## Given task
Everything in the listing except the pictures should be written out exactly.

--------

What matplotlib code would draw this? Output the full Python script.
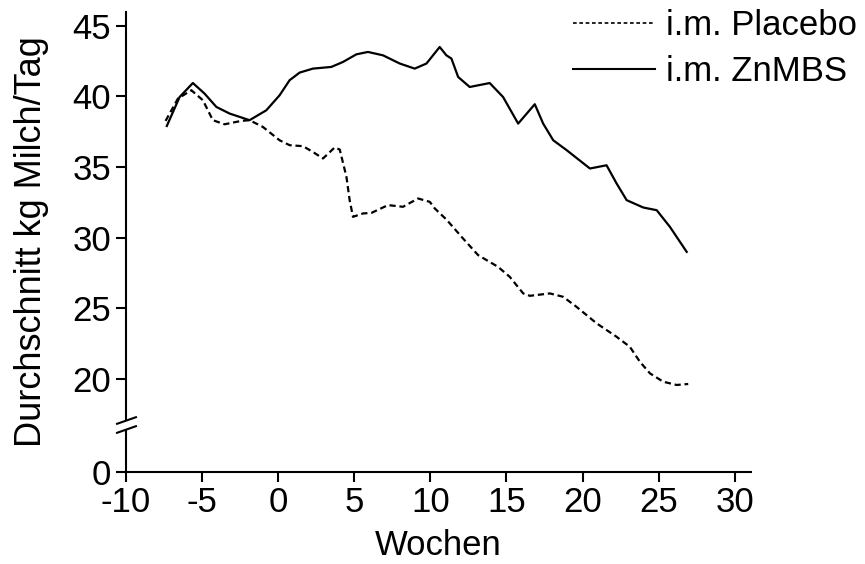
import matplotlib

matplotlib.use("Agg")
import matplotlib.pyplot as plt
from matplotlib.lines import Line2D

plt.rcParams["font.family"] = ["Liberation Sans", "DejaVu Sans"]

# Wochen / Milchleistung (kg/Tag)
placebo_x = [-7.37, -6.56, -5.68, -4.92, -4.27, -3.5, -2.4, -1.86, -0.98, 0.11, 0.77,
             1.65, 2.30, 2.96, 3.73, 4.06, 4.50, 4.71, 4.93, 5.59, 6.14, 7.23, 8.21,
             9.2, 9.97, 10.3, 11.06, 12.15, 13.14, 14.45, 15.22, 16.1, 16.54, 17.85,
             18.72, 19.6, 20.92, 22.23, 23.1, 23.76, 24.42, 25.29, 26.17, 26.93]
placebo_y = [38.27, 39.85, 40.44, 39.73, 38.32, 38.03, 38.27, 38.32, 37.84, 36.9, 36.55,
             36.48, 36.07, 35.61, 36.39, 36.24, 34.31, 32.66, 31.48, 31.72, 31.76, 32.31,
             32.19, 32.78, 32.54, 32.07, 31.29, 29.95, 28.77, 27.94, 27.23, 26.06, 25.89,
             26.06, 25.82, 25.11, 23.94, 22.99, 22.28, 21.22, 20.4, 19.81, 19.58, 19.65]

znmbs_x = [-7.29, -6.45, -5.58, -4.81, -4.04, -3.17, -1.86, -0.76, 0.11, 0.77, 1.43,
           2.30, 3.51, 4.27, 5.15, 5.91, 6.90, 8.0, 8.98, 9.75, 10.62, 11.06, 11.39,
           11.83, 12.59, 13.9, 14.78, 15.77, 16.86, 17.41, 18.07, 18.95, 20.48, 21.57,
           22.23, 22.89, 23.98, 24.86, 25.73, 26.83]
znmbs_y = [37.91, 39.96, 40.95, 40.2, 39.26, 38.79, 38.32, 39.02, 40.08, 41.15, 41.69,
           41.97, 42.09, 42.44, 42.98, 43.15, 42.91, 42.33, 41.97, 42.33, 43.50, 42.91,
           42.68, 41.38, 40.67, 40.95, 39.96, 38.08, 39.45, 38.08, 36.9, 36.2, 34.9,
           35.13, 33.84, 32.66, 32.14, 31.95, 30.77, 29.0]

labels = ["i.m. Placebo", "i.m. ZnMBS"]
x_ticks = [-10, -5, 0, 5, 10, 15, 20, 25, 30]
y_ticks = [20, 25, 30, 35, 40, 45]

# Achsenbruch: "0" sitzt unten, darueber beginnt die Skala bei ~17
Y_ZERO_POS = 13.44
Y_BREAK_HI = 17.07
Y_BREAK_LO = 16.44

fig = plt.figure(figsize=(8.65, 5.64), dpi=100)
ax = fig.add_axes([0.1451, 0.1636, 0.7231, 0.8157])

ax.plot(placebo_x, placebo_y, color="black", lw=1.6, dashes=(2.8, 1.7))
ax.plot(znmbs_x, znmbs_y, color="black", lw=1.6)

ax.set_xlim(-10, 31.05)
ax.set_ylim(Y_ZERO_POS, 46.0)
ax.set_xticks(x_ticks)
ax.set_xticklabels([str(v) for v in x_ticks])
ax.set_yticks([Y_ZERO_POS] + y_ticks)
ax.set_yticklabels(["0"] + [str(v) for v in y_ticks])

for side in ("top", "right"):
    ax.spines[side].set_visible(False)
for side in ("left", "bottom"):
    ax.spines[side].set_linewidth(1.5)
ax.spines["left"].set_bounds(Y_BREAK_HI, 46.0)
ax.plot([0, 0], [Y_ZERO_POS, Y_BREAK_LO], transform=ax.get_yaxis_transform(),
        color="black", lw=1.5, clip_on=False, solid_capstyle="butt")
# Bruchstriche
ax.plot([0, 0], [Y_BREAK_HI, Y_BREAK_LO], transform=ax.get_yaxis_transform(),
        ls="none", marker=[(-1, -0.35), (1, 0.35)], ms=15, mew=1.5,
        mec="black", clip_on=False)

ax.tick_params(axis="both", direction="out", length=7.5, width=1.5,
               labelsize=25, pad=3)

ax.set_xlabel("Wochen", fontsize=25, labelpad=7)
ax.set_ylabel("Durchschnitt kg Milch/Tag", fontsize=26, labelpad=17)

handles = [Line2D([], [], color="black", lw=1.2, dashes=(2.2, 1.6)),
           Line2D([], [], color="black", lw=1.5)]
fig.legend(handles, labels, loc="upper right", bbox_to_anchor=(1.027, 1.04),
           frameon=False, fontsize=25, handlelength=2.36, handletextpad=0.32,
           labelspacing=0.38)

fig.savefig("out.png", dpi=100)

--------

## Result of this task
What matplotlib code would draw this? Output the full Python script.
import matplotlib

matplotlib.use("Agg")
import matplotlib.pyplot as plt
from matplotlib.lines import Line2D

plt.rcParams["font.family"] = ["Liberation Sans", "DejaVu Sans"]

# Wochen / Milchleistung (kg/Tag)
placebo_x = [-7.37, -6.56, -5.68, -4.92, -4.27, -3.5, -2.4, -1.86, -0.98, 0.11, 0.77,
             1.65, 2.30, 2.96, 3.73, 4.06, 4.50, 4.71, 4.93, 5.59, 6.14, 7.23, 8.21,
             9.2, 9.97, 10.3, 11.06, 12.15, 13.14, 14.45, 15.22, 16.1, 16.54, 17.85,
             18.72, 19.6, 20.92, 22.23, 23.1, 23.76, 24.42, 25.29, 26.17, 26.93]
placebo_y = [38.27, 39.85, 40.44, 39.73, 38.32, 38.03, 38.27, 38.32, 37.84, 36.9, 36.55,
             36.48, 36.07, 35.61, 36.39, 36.24, 34.31, 32.66, 31.48, 31.72, 31.76, 32.31,
             32.19, 32.78, 32.54, 32.07, 31.29, 29.95, 28.77, 27.94, 27.23, 26.06, 25.89,
             26.06, 25.82, 25.11, 23.94, 22.99, 22.28, 21.22, 20.4, 19.81, 19.58, 19.65]

znmbs_x = [-7.29, -6.45, -5.58, -4.81, -4.04, -3.17, -1.86, -0.76, 0.11, 0.77, 1.43,
           2.30, 3.51, 4.27, 5.15, 5.91, 6.90, 8.0, 8.98, 9.75, 10.62, 11.06, 11.39,
           11.83, 12.59, 13.9, 14.78, 15.77, 16.86, 17.41, 18.07, 18.95, 20.48, 21.57,
           22.23, 22.89, 23.98, 24.86, 25.73, 26.83]
znmbs_y = [37.91, 39.96, 40.95, 40.2, 39.26, 38.79, 38.32, 39.02, 40.08, 41.15, 41.69,
           41.97, 42.09, 42.44, 42.98, 43.15, 42.91, 42.33, 41.97, 42.33, 43.50, 42.91,
           42.68, 41.38, 40.67, 40.95, 39.96, 38.08, 39.45, 38.08, 36.9, 36.2, 34.9,
           35.13, 33.84, 32.66, 32.14, 31.95, 30.77, 29.0]

labels = ["i.m. Placebo", "i.m. ZnMBS"]
x_ticks = [-10, -5, 0, 5, 10, 15, 20, 25, 30]
y_ticks = [20, 25, 30, 35, 40, 45]

# Achsenbruch: "0" sitzt unten, darueber beginnt die Skala bei ~17
Y_ZERO_POS = 13.44
Y_BREAK_HI = 17.07
Y_BREAK_LO = 16.44

fig = plt.figure(figsize=(8.65, 5.64), dpi=100)
ax = fig.add_axes([0.1451, 0.1636, 0.7231, 0.8157])

ax.plot(placebo_x, placebo_y, color="black", lw=1.6, dashes=(2.8, 1.7))
ax.plot(znmbs_x, znmbs_y, color="black", lw=1.6)

ax.set_xlim(-10, 31.05)
ax.set_ylim(Y_ZERO_POS, 46.0)
ax.set_xticks(x_ticks)
ax.set_xticklabels([str(v) for v in x_ticks])
ax.set_yticks([Y_ZERO_POS] + y_ticks)
ax.set_yticklabels(["0"] + [str(v) for v in y_ticks])

for side in ("top", "right"):
    ax.spines[side].set_visible(False)
for side in ("left", "bottom"):
    ax.spines[side].set_linewidth(1.5)
ax.spines["left"].set_bounds(Y_BREAK_HI, 46.0)
ax.plot([0, 0], [Y_ZERO_POS, Y_BREAK_LO], transform=ax.get_yaxis_transform(),
        color="black", lw=1.5, clip_on=False, solid_capstyle="butt")
# Bruchstriche
ax.plot([0, 0], [Y_BREAK_HI, Y_BREAK_LO], transform=ax.get_yaxis_transform(),
        ls="none", marker=[(-1, -0.35), (1, 0.35)], ms=15, mew=1.5,
        mec="black", clip_on=False)

ax.tick_params(axis="both", direction="out", length=7.5, width=1.5,
               labelsize=25, pad=3)

ax.set_xlabel("Wochen", fontsize=25, labelpad=7)
ax.set_ylabel("Durchschnitt kg Milch/Tag", fontsize=26, labelpad=17)

handles = [Line2D([], [], color="black", lw=1.2, dashes=(2.2, 1.6)),
           Line2D([], [], color="black", lw=1.5)]
fig.legend(handles, labels, loc="upper right", bbox_to_anchor=(1.027, 1.04),
           frameon=False, fontsize=25, handlelength=2.36, handletextpad=0.32,
           labelspacing=0.38)

fig.savefig("out.png", dpi=100)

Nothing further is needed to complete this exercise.